_Objective:_ Your task is to give the listing below back word for word, pictures excluded.

_Given data:_
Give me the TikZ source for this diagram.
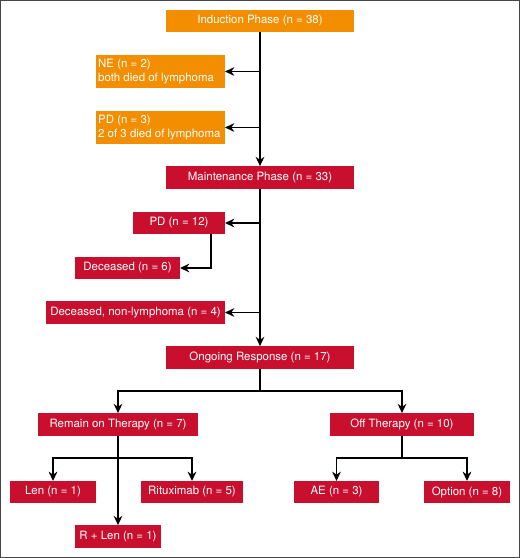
\documentclass[tikz,border=0pt]{standalone}
\usepackage{fontspec}
\setmainfont{TeX Gyre Heros}
\usepackage{tikz}
\usetikzlibrary{positioning, arrows.meta, calc}

\definecolor{phaseorange}{RGB}{242,142,0}
\definecolor{phasered}{RGB}{200,16,46}
\definecolor{framegray}{RGB}{70,70,70}

\tikzset{
  box/.style={fill=#1, text=white, inner sep=0pt, outer sep=0pt,
    font=\fontsize{8.6}{10.5}\selectfont},
  orangebox/.style={box=phaseorange},
  redbox/.style={box=phasered},
  notebox/.style={orangebox, minimum width=96.75pt, minimum height=24.75pt,
    inner xsep=1.6pt, text width=93.5pt, align=flush left},
  arr/.style={->, line width=1.2pt, black},
  link/.style={line width=1.2pt, black}
}

\begin{document}
\begin{tikzpicture}[x=0.75pt, y=-0.75pt, >={Stealth[length=7pt, width=6.5pt]}]
  \useasboundingbox (0,0) rectangle (520,558);
  \draw[framegray, line width=1.1pt] (0.7,0.7) rectangle (519.3,557.3);

  % --- Induction phase ---
  \node[orangebox, minimum width=141pt, minimum height=16.5pt] (induct) at (260,21) {Induction Phase (n = 38)};
  \node[notebox] (ne) at (160.5,71.5) {NE (n = 2)\\both died of lymphoma};
  \node[notebox] (pdind) at (160.5,127.5) {PD (n = 3)\\2 of 3 died of lymphoma};

  % --- Maintenance phase ---
  \node[redbox, minimum width=141pt, minimum height=17pt] (maint) at (260,177.5) {Maintenance Phase (n = 33)};
  \node[redbox, minimum width=69pt, minimum height=16.5pt] (pdmaint) at (179,223) {PD (n = 12)};
  \node[redbox, minimum width=78.75pt, minimum height=16.5pt] (dec) at (127.5,268) {Deceased (n = 6)};
  \node[redbox, minimum width=134.25pt, minimum height=17pt] (decnl) at (135.5,312.5) {Deceased, non-lymphoma (n = 4)};

  % --- Ongoing response ---
  \node[redbox, minimum width=141pt, minimum height=17pt] (ongo) at (260,357.5) {Ongoing Response (n = 17)};
  \node[redbox, minimum width=120pt, minimum height=17pt] (remain) at (118,424.5) {Remain on Therapy (n = 7)};
  \node[redbox, minimum width=108pt, minimum height=17pt] (off) at (402,424.5) {Off Therapy (n = 10)};
  \node[redbox, minimum width=64.5pt, minimum height=16.5pt] (len) at (53,492) {Len (n = 1)};
  \node[redbox, minimum width=76.5pt, minimum height=16.5pt] (ritux) at (192,492) {Rituximab (n = 5)};
  \node[redbox, minimum width=64.5pt, minimum height=17pt] (rlen) at (118,536.5) {R + Len (n = 1)};
  \node[redbox, minimum width=63.75pt, minimum height=16.5pt] (ae) at (336.5,492) {AE (n = 3)};
  \node[redbox, minimum width=64.5pt, minimum height=16.5pt] (option) at (467,492) {Option (n = 8)};

  % --- Connectors ---
  \draw[arr] (induct.south) -- (maint.north);
  \draw[arr] (ne.east -| induct.south) -- (ne.east);
  \draw[arr] (pdind.east -| induct.south) -- (pdind.east);

  \draw[arr] (maint.south) -- (ongo.north);
  \draw[arr] (pdmaint.east -| maint.south) -- (pdmaint.east);
  \draw[arr] ([xshift=-10.5pt]pdmaint.south east) |- (dec.east);
  \draw[arr] (decnl.east -| maint.south) -- (decnl.east);

  \draw[link] (ongo.south) -- ++(0,22) coordinate (osplit);
  \draw[arr] (osplit) -| (remain.north);
  \draw[arr] (osplit) -| (off.north);

  \draw[arr] (remain.south) -- (rlen.north);
  \coordinate (rsplit) at ($(remain.south)+(0,22)$);
  \draw[arr] (rsplit) -| (len.north);
  \draw[arr] (rsplit) -| (ritux.north);

  \draw[link] (off.south) -- ++(0,22) coordinate (fsplit);
  \draw[arr] (fsplit) -| (ae.north);
  \draw[arr] (fsplit) -| (option.north);
\end{tikzpicture}
\end{document}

_Full solution:_
Give me the TikZ source for this diagram.
\documentclass[tikz,border=0pt]{standalone}
\usepackage{fontspec}
\setmainfont{TeX Gyre Heros}
\usepackage{tikz}
\usetikzlibrary{positioning, arrows.meta, calc}

\definecolor{phaseorange}{RGB}{242,142,0}
\definecolor{phasered}{RGB}{200,16,46}
\definecolor{framegray}{RGB}{70,70,70}

\tikzset{
  box/.style={fill=#1, text=white, inner sep=0pt, outer sep=0pt,
    font=\fontsize{8.6}{10.5}\selectfont},
  orangebox/.style={box=phaseorange},
  redbox/.style={box=phasered},
  notebox/.style={orangebox, minimum width=96.75pt, minimum height=24.75pt,
    inner xsep=1.6pt, text width=93.5pt, align=flush left},
  arr/.style={->, line width=1.2pt, black},
  link/.style={line width=1.2pt, black}
}

\begin{document}
\begin{tikzpicture}[x=0.75pt, y=-0.75pt, >={Stealth[length=7pt, width=6.5pt]}]
  \useasboundingbox (0,0) rectangle (520,558);
  \draw[framegray, line width=1.1pt] (0.7,0.7) rectangle (519.3,557.3);

  % --- Induction phase ---
  \node[orangebox, minimum width=141pt, minimum height=16.5pt] (induct) at (260,21) {Induction Phase (n = 38)};
  \node[notebox] (ne) at (160.5,71.5) {NE (n = 2)\\both died of lymphoma};
  \node[notebox] (pdind) at (160.5,127.5) {PD (n = 3)\\2 of 3 died of lymphoma};

  % --- Maintenance phase ---
  \node[redbox, minimum width=141pt, minimum height=17pt] (maint) at (260,177.5) {Maintenance Phase (n = 33)};
  \node[redbox, minimum width=69pt, minimum height=16.5pt] (pdmaint) at (179,223) {PD (n = 12)};
  \node[redbox, minimum width=78.75pt, minimum height=16.5pt] (dec) at (127.5,268) {Deceased (n = 6)};
  \node[redbox, minimum width=134.25pt, minimum height=17pt] (decnl) at (135.5,312.5) {Deceased, non-lymphoma (n = 4)};

  % --- Ongoing response ---
  \node[redbox, minimum width=141pt, minimum height=17pt] (ongo) at (260,357.5) {Ongoing Response (n = 17)};
  \node[redbox, minimum width=120pt, minimum height=17pt] (remain) at (118,424.5) {Remain on Therapy (n = 7)};
  \node[redbox, minimum width=108pt, minimum height=17pt] (off) at (402,424.5) {Off Therapy (n = 10)};
  \node[redbox, minimum width=64.5pt, minimum height=16.5pt] (len) at (53,492) {Len (n = 1)};
  \node[redbox, minimum width=76.5pt, minimum height=16.5pt] (ritux) at (192,492) {Rituximab (n = 5)};
  \node[redbox, minimum width=64.5pt, minimum height=17pt] (rlen) at (118,536.5) {R + Len (n = 1)};
  \node[redbox, minimum width=63.75pt, minimum height=16.5pt] (ae) at (336.5,492) {AE (n = 3)};
  \node[redbox, minimum width=64.5pt, minimum height=16.5pt] (option) at (467,492) {Option (n = 8)};

  % --- Connectors ---
  \draw[arr] (induct.south) -- (maint.north);
  \draw[arr] (ne.east -| induct.south) -- (ne.east);
  \draw[arr] (pdind.east -| induct.south) -- (pdind.east);

  \draw[arr] (maint.south) -- (ongo.north);
  \draw[arr] (pdmaint.east -| maint.south) -- (pdmaint.east);
  \draw[arr] ([xshift=-10.5pt]pdmaint.south east) |- (dec.east);
  \draw[arr] (decnl.east -| maint.south) -- (decnl.east);

  \draw[link] (ongo.south) -- ++(0,22) coordinate (osplit);
  \draw[arr] (osplit) -| (remain.north);
  \draw[arr] (osplit) -| (off.north);

  \draw[arr] (remain.south) -- (rlen.north);
  \coordinate (rsplit) at ($(remain.south)+(0,22)$);
  \draw[arr] (rsplit) -| (len.north);
  \draw[arr] (rsplit) -| (ritux.north);

  \draw[link] (off.south) -- ++(0,22) coordinate (fsplit);
  \draw[arr] (fsplit) -| (ae.north);
  \draw[arr] (fsplit) -| (option.north);
\end{tikzpicture}
\end{document}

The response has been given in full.